The development reverberated throughout the NBA, including with Sixers star James Harden, who had an infamously brief stay with the Nets during a particularly notable iteration of the Irving-Durant superteam.
After forcing his way off a rebuilding Rockets squad midway through the 2020-21 season, Harden landed with the Nets in January 2021. The honeymoon was short-lived, though, and Harden requested a trade out of Brooklyn about a year later. The 10-time All-Star was widely ripped for his apparent team-hopping, but the recent teardown of the Nets has further convinced Harden that he made the right decision.
"I didn't just ask to leave for no reason," Harden told reporters after the Sixers' win over the Nets on Saturday night. "I was in a really good place in Houston. Obviously, we didn't have a chance to win a championship, but I was comfortable. So for me to up and leave my family, all the things I created there, to come to Brooklyn for a year and a half to try to just get up and leave, it was for a reason, you know what I mean? But I'm happy for the organization and what they've got back. They got some really good pieces."

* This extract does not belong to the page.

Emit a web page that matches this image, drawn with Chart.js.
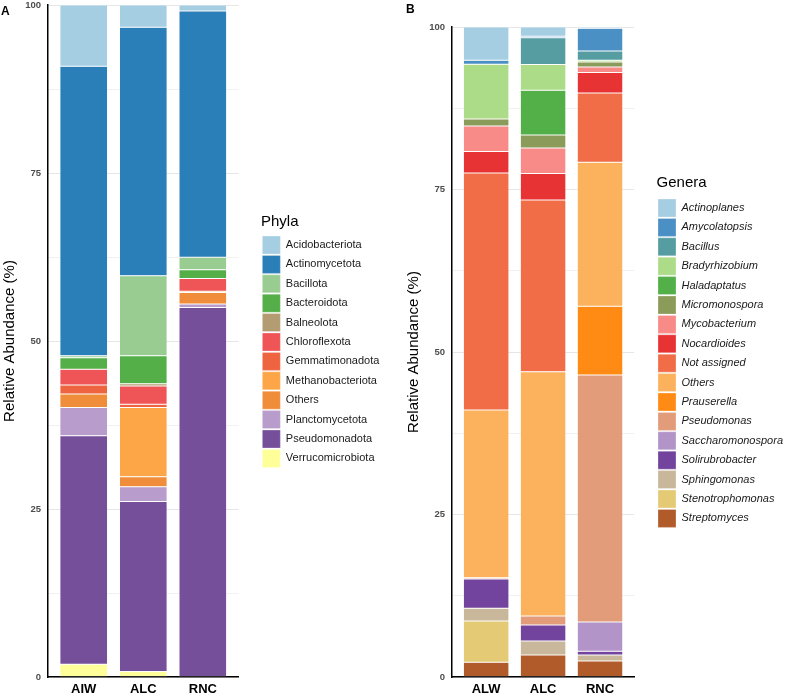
<!DOCTYPE html>
<html>
<head>
<meta charset="utf-8">
<script src="https://cdn.jsdelivr.net/npm/chart.js@4.4.1/dist/chart.umd.min.js"></script>
<style>
  html, body { margin: 0; padding: 0; background: #fff; }
  body { width: 789px; height: 696px; position: relative; overflow: hidden; font-family: "Liberation Sans", Arial, sans-serif; }
  .panel { position: absolute; top: 0; height: 696px; }
  #panelA { left: 0; width: 400px; }
  #panelB { left: 400px; width: 399px; }
  .tag { position: absolute; font-weight: bold; font-size: 12px; line-height: 12px; color: #000; }
</style>
</head>
<body>
<div class="panel" id="panelA"><canvas id="phylaChart"></canvas></div>
<div class="panel" id="panelB"><canvas id="generaChart"></canvas></div>
<div class="tag" style="left:1px; top:5px;">A</div>
<div class="tag" style="left:406px; top:3px;">B</div>
<script>
// panel A: phyla
const samplesA = ["AIW", "ALC", "RNC"];
const phyla = ["Acidobacteriota", "Actinomycetota", "Bacillota", "Bacteroidota", "Balneolota",
  "Chloroflexota", "Gemmatimonadota", "Methanobacteriota", "Others", "Planctomycetota",
  "Pseudomonadota", "Verrucomicrobiota"];
const phylaColors = ["#a6cee3", "#2b7fb8", "#99cc91", "#54af48", "#b39b72", "#ef5457",
  "#ee6440", "#fda647", "#f08d3b", "#b89ccb", "#764f9b", "#ffff99"];
const phylaAIW = [9.1, 43.1, 0.3, 1.7, 0, 2.35, 1.35, 0, 2.0, 4.2, 34.0, 1.9];
const phylaALC = [3.3, 37.0, 11.9, 4.15, 0.35, 2.7, 0.5, 10.3, 1.5, 2.2, 25.3, 0.8];
const phylaRNC = [0.9, 36.65, 1.85, 1.3, 0, 1.9, 0, 0.2, 1.7, 0.5, 55.0, 0];

// panel B: genera
const samplesB = ["ALW", "ALC", "RNC"];
const genera = ["Actinoplanes", "Amycolatopsis", "Bacillus", "Bradyrhizobium", "Haladaptatus",
  "Micromonospora", "Mycobacterium", "Nocardioides", "Not assigned", "Others", "Prauserella",
  "Pseudomonas", "Saccharomonospora", "Solirubrobacter", "Sphingomonas", "Stenotrophomonas",
  "Streptomyces"];
const generaColors = ["#a6cee3", "#4a90c4", "#569da2", "#addc88", "#53af47", "#8b9b5a",
  "#f88a88", "#e73334", "#f06d47", "#fcb25d", "#ff8a14", "#e29c7a", "#b294c8", "#72449d",
  "#c9b79b", "#e5ca76", "#b15a2a"];
const generaALW = [5.1, 0.64, 0, 8.4, 0, 1.08, 3.95, 3.3, 36.47, 25.8, 0, 0.2, 0, 4.5, 1.95, 6.35, 2.26];
const generaALC = [1.4, 0.25, 4.1, 3.96, 6.9, 2.0, 3.9, 4.1, 26.4, 37.6, 0, 1.38, 0, 2.46, 2.16, 0, 3.38];
const generaRNC = [0.2, 3.5, 1.4, 0.3, 0, 0.75, 0.85, 3.15, 10.65, 22.15, 10.6, 38.0, 4.5, 0.57, 0.92, 0, 2.46];

const yTicks = [0, 25, 50, 75, 100];

Chart.defaults.font.family = '"Liberation Sans", Arial, sans-serif';
Chart.defaults.color = "#1a1a1a";

// ggplot stacks the first level on top, chart.js stacks the first dataset at the bottom
function buildDatasets(names, colors, columns) {
  return names.map((name, k) => ({
    label: name,
    data: columns.map((col, i) => ({ x: i, y: col[k] })),
    backgroundColor: colors[k],
    borderColor: "rgba(255,255,255,0.55)",
    borderWidth: 0.5,
    borderSkipped: false,
    barPercentage: 0.8,
    categoryPercentage: 1,
  })).reverse();
}

function makeOptions(samples, cfg) {
  return {
    responsive: true,
    maintainAspectRatio: false,
    animation: false,
    layout: { padding: { top: cfg.top, left: 0, right: cfg.right, bottom: 0 } },
    plugins: {
      tooltip: { enabled: false },
      legend: {
        position: "right",
        align: "start",
        reverse: true,
        maxWidth: 220,
        title: {
          display: true,
          text: cfg.title,
          position: "start",
          color: "#000",
          font: { size: 15 },
          padding: { top: cfg.titleTop, bottom: cfg.titleBottom },
        },
        labels: {
          boxWidth: 18,
          boxHeight: 18,
          padding: 1.4,
          color: "#1a1a1a",
          font: { size: 11, style: cfg.italic ? "italic" : "normal" },
        },
      },
    },
    scales: {
      x: {
        type: "linear",
        stacked: true,
        offset: false,
        min: -0.6,
        max: 2.6,
        grid: { display: false, drawTicks: false },
        border: { display: true, color: "#000", width: 1.5 },
        afterBuildTicks: (axis) => {
          axis.ticks = samples.map((s, i) => ({ value: i }));
        },
        afterFit: (axis) => {
          axis.height = 19;
          axis.paddingLeft = 0;
          axis.paddingRight = 0;
        },
        ticks: {
          autoSkip: false,
          maxRotation: 0,
          padding: 5,
          color: "#000",
          font: { size: 13, weight: "bold" },
          callback: (v) => samples[v],
        },
      },
      y: {
        stacked: true,
        min: 0,
        max: 100,
        afterFit: (axis) => {
          axis.width = cfg.left;
          axis.paddingTop = 0;
          axis.paddingBottom = 0;
        },
        grid: {
          drawTicks: false,
          color: (ctx) => (ctx.tick && yTicks.includes(ctx.tick.value) ? "#e6e6e6" : "#f1f1f1"),
        },
        border: { display: true, color: "#000", width: 1.5 },
        ticks: {
          stepSize: 12.5,
          autoSkip: false,
          padding: 7,
          color: "#4d4d4d",
          font: { size: 9.5, weight: "bold" },
          callback: (v) => (yTicks.includes(v) ? v : ""),
        },
        title: {
          display: true,
          text: "Relative Abundance (%)",
          color: "#000",
          font: { size: 15 },
          padding: { top: cfg.titlePad, bottom: 0 },
        },
      },
      // empty axis, only keeps a gap between the panel and the legend
      gap: {
        type: "linear",
        position: "right",
        display: true,
        grid: { display: false },
        border: { display: false },
        ticks: { display: false },
        afterFit: (axis) => { axis.width = 22.4; },
      },
    },
  };
}

new Chart(document.getElementById("phylaChart"), {
  type: "bar",
  data: { datasets: buildDatasets(phyla, phylaColors, [phylaAIW, phylaALC, phylaRNC]) },
  options: makeOptions(samplesA, {
    top: 5, right: 10.6, left: 48, title: "Phyla", titleTop: 209.5, titleBottom: 2.1,
    titlePad: 0.5, italic: false,
  }),
});

new Chart(document.getElementById("generaChart"), {
  type: "bar",
  data: { datasets: buildDatasets(genera, generaColors, [generaALW, generaALC, generaRNC]) },
  options: makeOptions(samplesB, {
    top: 27, right: 6, left: 52, title: "Genera", titleTop: 148.5, titleBottom: 4.1,
    titlePad: 4.5, italic: true,
  }),
});
</script>
</body>
</html>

The 33-year-old former Thunder, Rockets and Nets star added that there were "a lot of things" the Nets could have done to keep him in the fold, but cited "a lot of dysfunction" for his exit.
"Like, a lot of things. But it was just a lot of dysfunction. Clearly. But it was a lot of internal things that I'm not going to ever just say, put in the media or anything. And that was one of the reasons why I chose to make my decision.
"But now, fast-forward to date, I don't look like the crazy one. I don't look like the guy or the quitter or whatever the media want to call me. I knew what was going on and I just decided to ... hey, I'm not built for this. I don't want to deal with that. I want to play basketball and have fun and enjoy doing it. And fast-forward to today, they've got a whole new roster."
Harden acknowledged that his short-lived stint with the Nets was "frustrating" because of what could have been for a lineup that that boasted three Hall of Fame-type talents on the floor together. However, they ultimately suited up for just 16 games together owing to injuries and Irving being unavailable to play due to his vaccination status.
"It's a lot of what-ifs, I think when you play less than 20 games together. So it's a little bit frustrating, but it is what it is. Hopefully, everybody's in a good place now and we can move on."
Ultimately, Harden said, the Irving-Durant Nets just weren't the right fit for him.
"It was wrong," Harden said. "It definitely ... it was wrong. It wasn't right."